Im Sommer und Herbst ist der Ortstock ein einfacher Wanderberg. Entsprechend herrscht an schönen Wochenenden ein emsiges Kommen und Gehen. So auch in meiner Erinnerung an jenen Samstag im September 1983. Dass ich an diesem Montag, 1. Juli 2013 andere Verhältnisse antreffen würde, lag auf der Hand. Bestimmt hatte jede Kaltfront, die in den vergangenen Wochen die Schweiz durchquerte, mehr als nur einige Zentimeter Neuschnee zurückgelassen.
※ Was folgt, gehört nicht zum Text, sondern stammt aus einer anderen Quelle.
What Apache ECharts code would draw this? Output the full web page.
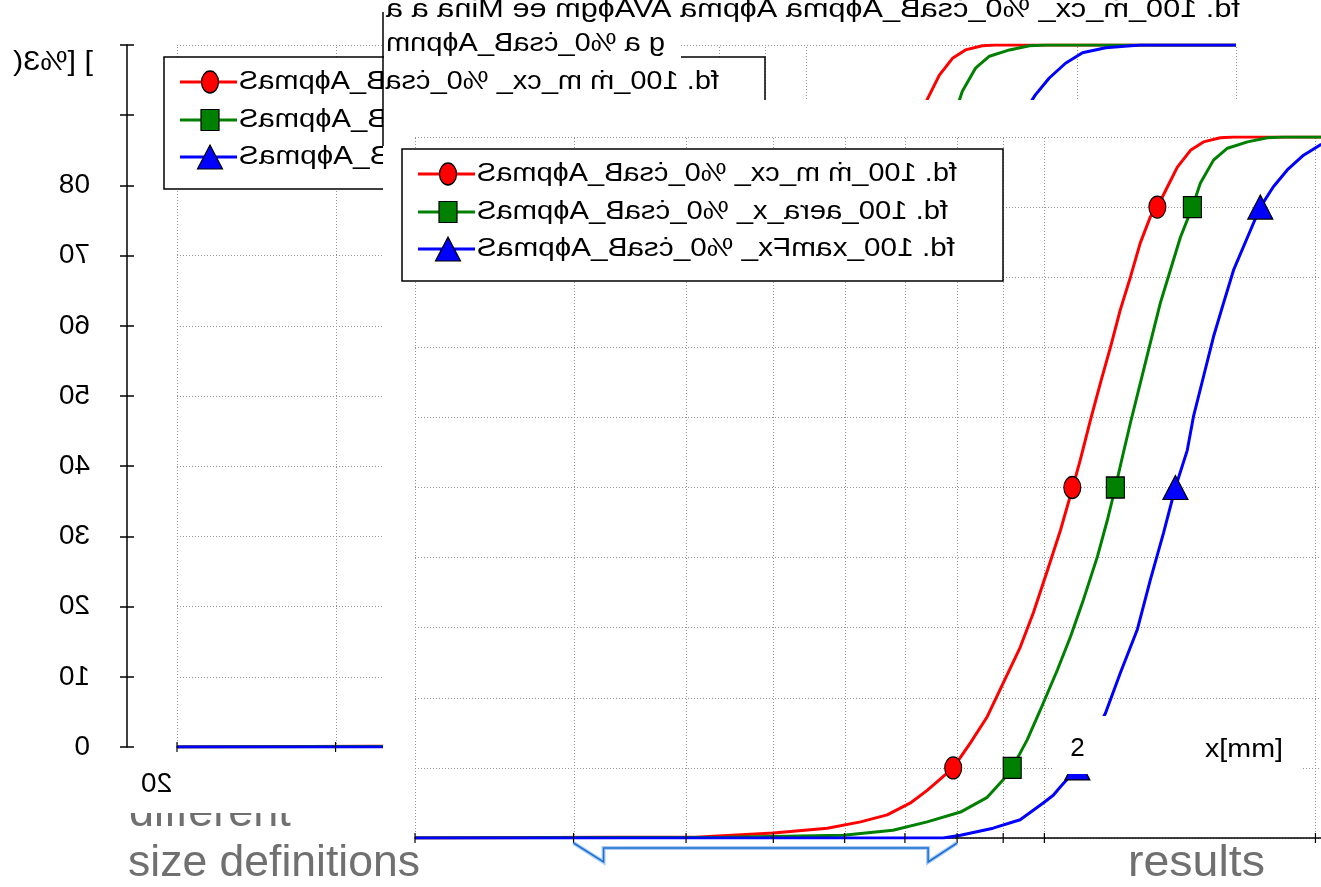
<!DOCTYPE html>
<html>
<head>
<meta charset="utf-8">
<script src="https://cdn.jsdelivr.net/npm/echarts@6/dist/echarts.min.js"></script>
<style>html,body{margin:0;padding:0;background:#fff;}#c{width:1321px;height:887px;}</style>
</head>
<body>
<div id="c"></div>
<script>
// ---------------- data ----------------
const sizeA = [0.2, 0.33, 0.41, 0.5, 0.574, 0.625, 0.669, 0.71, 0.741, 0.792, 0.828, 0.864, 0.9, 0.94, 0.972, 1.008, 1.042, 1.074, 1.096, 1.125, 1.154, 1.184, 1.214, 1.246, 1.278, 1.311, 1.335, 1.37, 1.405, 1.453, 1.502, 1.568, 1.622, 3];
const q3A   = [0, 0.1, 0.1, 0.7, 1.4, 2.3, 3.3, 5.0, 6.8, 10.0, 13.6, 17.3, 22.1, 27.2, 32.1, 38.2, 43.9, 49.8, 53.9, 59.6, 64.9, 70.0, 75.3, 80.0, 84.9, 88.6, 90.0, 92.9, 95.7, 98.1, 99.3, 99.9, 100, 100];
const sizeB = [0.2, 0.444, 0.598, 0.679, 0.741, 0.807, 0.864, 0.9, 0.921, 0.957, 0.99, 1.034, 1.069, 1.105, 1.145, 1.175, 1.199, 1.222, 1.246, 1.278, 1.311, 1.345, 1.38, 1.416, 1.46, 1.49, 1.541, 1.597, 1.681, 1.769, 1.843, 3];
const q3B   = [0, 0.1, 0.4, 1.1, 2.3, 3.7, 5.8, 8.3, 10.0, 14.0, 18.3, 24.0, 28.7, 34.0, 40.1, 45.4, 50.0, 54.6, 59.2, 64.9, 70.6, 76.3, 81.0, 85.7, 90.0, 93.4, 96.7, 98.4, 99.3, 99.9, 100, 100];
const sizeC = [0.2, 0.772, 0.807, 0.877, 0.94, 0.997, 1.023, 1.042, 1.088, 1.169, 1.214, 1.268, 1.311, 1.356, 1.398, 1.441, 1.464, 1.502, 1.541, 1.581, 1.622, 1.681, 1.737, 1.796, 1.861, 1.94, 2.026, 2.15, 2.35, 3];
const q3C   = [0, 0, 0.4, 1.4, 2.6, 5.0, 6.1, 7.3, 10.0, 17.8, 23.5, 29.7, 36.8, 43.5, 50.0, 55.3, 60.1, 65.8, 71.5, 76.3, 81.0, 85.7, 90.0, 92.9, 95.3, 97.4, 98.9, 99.6, 100, 100];

const markerQ3 = [10, 50, 90];
const markerA = [0.792, 1.074, 1.335];
const markerB = [0.921, 1.199, 1.46];
const markerC = [1.088, 1.398, 1.737];

const gridSizes = [0.2, 0.3, 0.4, 0.5, 0.6, 0.7, 0.8, 0.9, 1, 2, 3];
const bgYLabelValues = [0, 10, 20, 30, 40, 50, 60, 70, 80];
const bgYLabelMirrored = [true, true, true, true, true, true, true, true, false];
const bgXLabelLeft = '20';      // drawn mirrored under x = 0.2
const bgXLabelMid = '2';        // at x = 2
const bgXLabelMidValue = 2;
const xAxisName = 'x[mm]';
const yAxisName = '] [%3(';     // drawn mirrored
const legendNames = ['fd. 100_ṁ m_cx_ %0_ċsaB_AɸpmaS', 'fd. 100_aera_x_ %0_ċsaB_AɸpmaS', 'fd. 100_xamFx_ %0_ċsaB_AɸpmaS'];
const titleText = 'fd. 100_ṁ_cx_ %0_ċsaB_Aɸpma Aɸpma AVAɸgm ee Mina a a';
const subtitleText = 'g a %0_ċsaB_Aɸpnm';
const noteLeft = ['different', 'size definitions'];
const noteRight = 'results';
const bracketFrom = 0.3, bracketTo = 0.8;

// ---------------- layout / style ----------------
const FONT = 'Liberation Sans';
const BG = {left: 177, top: 45, width: 1059, height: 702};
const DX = 238, DY = 92;
const IN = {left: BG.left + DX, top: BG.top + DY, width: BG.width, height: 701};
const LEG = {x: 402, y: 149, w: 601, h: 132, rows: [174, 212, 249], lx1: 418, lx2: 475, mx: 448, tx: 477, tr: [957, 948, 955]};
const GRIDCOL = '#959595';

const samples = [
  {x: sizeA, y: q3A, mx: markerA, color: '#ff0000', symbol: 'circle', size: [17, 22]},
  {x: sizeB, y: q3B, mx: markerB, color: '#008000', symbol: 'rect', size: [18, 21]},
  {x: sizeC, y: q3C, mx: markerC, color: '#0000ff', symbol: 'triangle', size: [25, 24]}
];

const chart = echarts.init(document.getElementById('c'), null, {renderer: 'canvas', width: 1321, height: 887});

function xAxisDef(gi, z) {
  return {type: 'log', logBase: 10, gridIndex: gi, min: 0.2, max: 3, z: z,
    axisLine: {show: true, onZero: false, lineStyle: {color: '#000', width: 1.5}},
    axisTick: {show: false}, axisLabel: {show: false}, splitLine: {show: false}, minorTick: {show: false}, minorSplitLine: {show: false}};
}
function gridLineSeries(xi, yi, z) {
  return {type: 'custom', xAxisIndex: xi, yAxisIndex: yi, z: z, silent: true, clip: false,
    data: gridSizes.map(v => [v, 0]),
    renderItem: (p, api) => {
      const a = api.coord([api.value(0), 0]), b = api.coord([api.value(0), 100]);
      return {type: 'line', shape: {x1: Math.round(a[0]) + 0.5, y1: a[1], x2: Math.round(b[0]) + 0.5, y2: b[1]},
        style: {stroke: GRIDCOL, lineWidth: 1, lineDash: [1, 2]}};
    }};
}
function tickSeries(xi, yi, z) {
  return {type: 'custom', xAxisIndex: xi, yAxisIndex: yi, z: z, silent: true, clip: false,
    data: gridSizes.map(v => [v, 0]),
    renderItem: (p, api) => {
      const a = api.coord([api.value(0), 0]);
      return {type: 'line', shape: {x1: a[0], y1: a[1] - 5, x2: a[0], y2: a[1] + 5},
        style: {stroke: '#000', lineWidth: 1.2}};
    }};
}
function dataSeries(xi, yi, zLine, zMark) {
  const out = [];
  samples.forEach(s => {
    out.push({type: 'line', xAxisIndex: xi, yAxisIndex: yi, z: zLine, silent: true, showSymbol: false, symbol: 'none',
      data: s.x.map((v, i) => [v, s.y[i]]), lineStyle: {color: s.color, width: 3}});
  });
  samples.forEach(s => {
    out.push({type: 'scatter', xAxisIndex: xi, yAxisIndex: yi, z: zMark, silent: true,
      symbol: s.symbol, symbolSize: s.size,
      data: s.mx.map((v, i) => [v, markerQ3[i]]),
      itemStyle: {color: s.color, borderColor: '#000', borderWidth: 1.2, opacity: 1}});
  });
  return out;
}
const splitDotted = {show: true, lineStyle: {type: [1, 2], color: GRIDCOL, width: 1}};

const option = {
  animation: false,
  backgroundColor: '#ffffff',
  grid: [
    {left: BG.left, top: BG.top, width: BG.width, height: BG.height, outerBoundsMode: 'none', containLabel: false},
    {left: IN.left, top: IN.top, width: IN.width, height: IN.height, outerBoundsMode: 'none', containLabel: false}
  ],
  xAxis: [xAxisDef(0, 0), xAxisDef(1, 6)],
  yAxis: [
    {type: 'value', gridIndex: 0, min: 0, max: 100, interval: 10, position: 'left', offset: 50, z: 0,
      axisLine: {show: true, onZero: false, lineStyle: {color: '#000', width: 1.5}},
      axisTick: {show: true, inside: false, length: 7, lineStyle: {color: '#000', width: 1.5}},
      axisLabel: {show: false}, splitLine: splitDotted},
    {type: 'value', gridIndex: 0, min: 0, max: 100, interval: 10, position: 'left', offset: 50, z: 0,
      axisLine: {show: false},
      axisTick: {show: true, inside: true, length: 7, lineStyle: {color: '#000', width: 1.5}},
      axisLabel: {show: false}, splitLine: {show: false}},
    {type: 'value', gridIndex: 1, min: 0, max: 100, interval: 10, z: 6,
      axisLine: {show: false}, axisTick: {show: false}, axisLabel: {show: false}, splitLine: splitDotted}
  ],
  series: [].concat(
    [gridLineSeries(0, 0, 1)],
    dataSeries(0, 0, 2, 3),
    [tickSeries(0, 0, 3)],
    [gridLineSeries(1, 2, 6)],
    dataSeries(1, 2, 7, 8),
    [tickSeries(1, 2, 7.5)]
  )
};
chart.setOption(option);

// ---------------- text helpers ----------------
const ctx2d = document.createElement('canvas').getContext('2d');
function measure(t, size) { ctx2d.font = size + 'px "' + FONT + '"'; return ctx2d.measureText(t).width; }
let z2c = 0;
function textEl(o) {
  const w = measure(o.text, o.size);
  const s = (o.right != null) ? (o.right - o.left) / w : 1;
  return {type: 'text', x: o.left, y: o.cy, scaleX: o.mirror ? -s : s, scaleY: o.sy || 1, z: o.z, z2: ++z2c, silent: true,
    style: {text: o.text, fontSize: o.size, fontFamily: FONT, fill: o.fill || '#000',
      align: o.mirror ? 'right' : 'left', verticalAlign: 'middle'}};
}
function markerEl(s, cx, cy, z) {
  const w = s.size[0], h = s.size[1];
  const style = {fill: s.color, stroke: '#000', lineWidth: 1.2};
  if (s.symbol === 'circle') return {type: 'circle', x: cx, y: cy, scaleY: h / w, shape: {cx: 0, cy: 0, r: w / 2}, style, z, z2: ++z2c, silent: true};
  if (s.symbol === 'rect') return {type: 'rect', shape: {x: cx - w / 2, y: cy - h / 2, width: w, height: h}, style, z, z2: ++z2c, silent: true};
  return {type: 'polygon', shape: {points: [[cx, cy - h / 2], [cx + w / 2, cy + h / 2], [cx - w / 2, cy + h / 2]]}, style, z, z2: ++z2c, silent: true};
}
function legendEls(ox, oy, z) {
  const els = [];
  els.push({type: 'rect', shape: {x: LEG.x + ox, y: LEG.y + oy, width: LEG.w, height: LEG.h},
    style: {fill: '#fff', stroke: '#000', lineWidth: 1.5}, z, z2: ++z2c, silent: true});
  samples.forEach((s, i) => {
    const cy = LEG.rows[i] + oy;
    els.push({type: 'line', shape: {x1: LEG.lx1 + ox, y1: cy, x2: LEG.lx2 + ox, y2: cy}, style: {stroke: s.color, lineWidth: 3}, z, z2: ++z2c, silent: true});
    els.push(markerEl(s, LEG.mx + ox, cy, z));
    els.push(textEl({text: legendNames[i], left: LEG.tx + ox, right: LEG.tr[i] + ox, cy: cy, size: 25, mirror: true, z}));
  });
  return els;
}
const px = (xi, v) => chart.convertToPixel({xAxisIndex: xi}, v);
const py = (yi, v) => chart.convertToPixel({yAxisIndex: yi}, v);

// ---------------- graphic layers ----------------
const g = [];
// background chart legend
g.push(...legendEls(-DX, -DY, 4));
// background chart title rows
g.push(textEl({text: titleText, left: 386, right: 1240, cy: 10, size: 25, mirror: true, z: 4.5}));
g.push({type: 'rect', shape: {x: 384, y: 29, width: 297, height: 30}, style: {fill: '#fff'}, z: 4.5, z2: ++z2c, silent: true});
g.push(textEl({text: subtitleText, left: 386, right: 665, cy: 44, size: 25, mirror: true, z: 4.5}));
// background y axis name + tick labels
g.push(textEl({text: yAxisName, left: 13, right: 93, cy: 62, size: 28, mirror: true, z: 4}));
bgYLabelValues.forEach((v, i) => {
  const t = String(v), w = measure(t, 28);
  g.push(textEl({text: t, left: 90 - w, right: 90, cy: py(0, v), size: 28, mirror: bgYLabelMirrored[i], z: 4}));
});
// white panel behind the inset chart
g.push({type: 'rect', shape: {x: 383, y: 100, width: 940, height: 790}, style: {fill: '#fff'}, z: 5, z2: ++z2c, silent: true});
// inset legend
g.push(...legendEls(0, 0, 9));
// background x-axis labels with their white box, over the inset
g.push({type: 'rect', shape: {x: 1053, y: 716, width: 250, height: 58}, style: {fill: '#fff'}, z: 10, z2: ++z2c, silent: true});
{
  const xm = px(0, bgXLabelMidValue), w2 = measure(bgXLabelMid, 26);
  g.push(textEl({text: bgXLabelMid, left: xm - w2 / 2, cy: 749, size: 26, z: 10}));
  g.push(textEl({text: xAxisName, left: 1205, right: 1283, cy: 750, size: 26, z: 10}));
}
// bottom annotations
g.push(textEl({text: noteLeft[0], left: 129, cy: 814, size: 45, fill: '#707070', z: 10}));
g.push({type: 'rect', shape: {x: 100, y: 780, width: 282, height: 33}, style: {fill: '#fff'}, z: 11, z2: ++z2c, silent: true});
g.push(textEl({text: noteLeft[1], left: 128, right: 420, cy: 864, size: 45, fill: '#707070', z: 10}));
g.push(textEl({text: noteRight, left: 1128, right: 1265, cy: 864, size: 45, fill: '#707070', z: 10}));
{
  const x0 = px(0, 0.2), w0 = measure(bgXLabelLeft, 28);
  g.push(textEl({text: bgXLabelLeft, left: x0 - 36, right: x0 - 36 + w0, cy: py(0, 0) + 37, size: 28, mirror: true, z: 12}));
}
{
  const b1 = px(1, bracketFrom), b2 = px(1, bracketTo), by = py(2, 0);
  const pts = [[b1, by + 5], [b1 + 30, by + 24], [b1 + 30, by + 10], [b2 - 29, by + 10], [b2 - 29, by + 24], [b2, by + 5]];
  g.push({type: 'polyline', shape: {points: pts}, style: {stroke: '#a9cdf2', lineWidth: 4, fill: null}, z: 10, z2: ++z2c, silent: true});
  g.push({type: 'polyline', shape: {points: pts}, style: {stroke: '#1f6fd0', lineWidth: 1.5, fill: null}, z: 10, z2: ++z2c, silent: true});
}
// frame edge at the left of the inset panel
g.push({type: 'line', shape: {x1: 383, y1: 12, x2: 383, y2: 146}, style: {stroke: '#000', lineWidth: 1.5}, z: 12, z2: ++z2c, silent: true});

chart.setOption({graphic: {elements: g}});
</script>
</body>
</html>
Und auch am Samstag vor der geplanten Tour, als es fast den ganzen Tag regnete, lag die Schnellfallgrenze bei etwa 2200 m. Was für Verhältnisse würde ich antreffen? Würde sich meine Vermutung bewahrheiten, dass die Altschneedecke so weit gefestigt war, dass ich mit Pickel und Steigeisen problemlos vorankäme? Oder lag soviel Neuschnee, dass ich den Gipfel gar nicht erreichen könnte?
 
Als ich am späteren Sonntagnachmittag in Braunwald ankam, war vom Ortstock nicht besonders viel zu sehen. Die Wolken hingen tief, bei den Eggstöcken zogen Nebelschwaden in die Höhe. Die Sicht reichte nur bis ungefähr auf die Höhe des Bärentritt, wo von blossem Auge Schneefelder auszumachen waren. Kurzum, es waren eher trübe Aussichten für meine Tour, und es brauchte den unerschütterlichen Glauben an die Wetterpropheten, um sich an diesem Abend den Aufstieg am nächsten Morgen bei blauem Himmel und strahlendem Sonnenschein vorstellen zu können.
 
Nach dem Abendessen unternahm ich einen Verdauungs- und Akklimatisionsmarsch zum Brumbachfall, der jetzt, während der Schneeschmelze, besonders sehenswert ist (T2, ab Wegweiser „Brumbachfall“ T3, Seilsicherung vorhanden). Es war noch nicht einmal ganz dunkel, als ich mich schlafen legte. Am nächsten Morgen wollte ich ausgeruht und so früh wie möglich aufbrechen. Diesmal direkt von Braunwald aus, ohne Seilbahn und Umweg über den Gumen, dafür mit zusätzlichen 500 Höhenmetern, die zu bewältigen waren. So könnte ich mir einreden, meine Fitness hätte sich - trotz 30 Jahren mehr auf dem Buckel - ein bisschen gesteigert. In Wirklichkeit ist es wohl eher so, dass ich früher bequemer war und mir weniger Zeit gönnte.
 
Kurz vor fünf, noch vor dem Wecker, wache ich auf und sehe den Ortstock vor einem wolkenlosen, tiefblauen Himmel. Nein, es ist kein Traum, die Wetterprognose hat sich voll und ganz bewahrheitet. Wenig später wird der Gipfel – mein Ziel! – von der strahlenden Morgensonne erhellt. Ich kann es kaum erwarten dort oben zu stehen!
 
Der Duft von frischem Brot weht mir um die Nase, als ich mich um viertel nach sechs auf den Weg mache. Braunwald wirkt um diese Zeit still und verschlafen. Ausserhalb des Dorfes, kurz bevor der Bergweg abzweigt, kommt mir eine Frau auf ihrem Morgenspaziergang entgegen – der einzige Mensch, den ich bis am Nachmittag zu Gesicht bekomme. Die Alp Ober Stafel (1602 m) scheint noch nicht bewohnt zu sein, auch Kühe sind keine zu sehen. Im winzig kleinen Bergetenseeli, das im Spätsommer weitgehend austrocknet, spiegeln sich gestochen scharf die Berge. Stets mein Ziel vor Augen, gehe ich weiter. Auf dem Geröllkegel zum Bärentritt scheint die Morgensonne schon hochsommerlich warm vom wolkenlosen Himmel. Der schmale, mit Drahtseilen gesicherte Weg über die Felsen ist gänzlich schneefrei. Erst im letzten Aufschwung vor dem Pt. 2012 verschwindet der Bergweg unter einem Schneefeld.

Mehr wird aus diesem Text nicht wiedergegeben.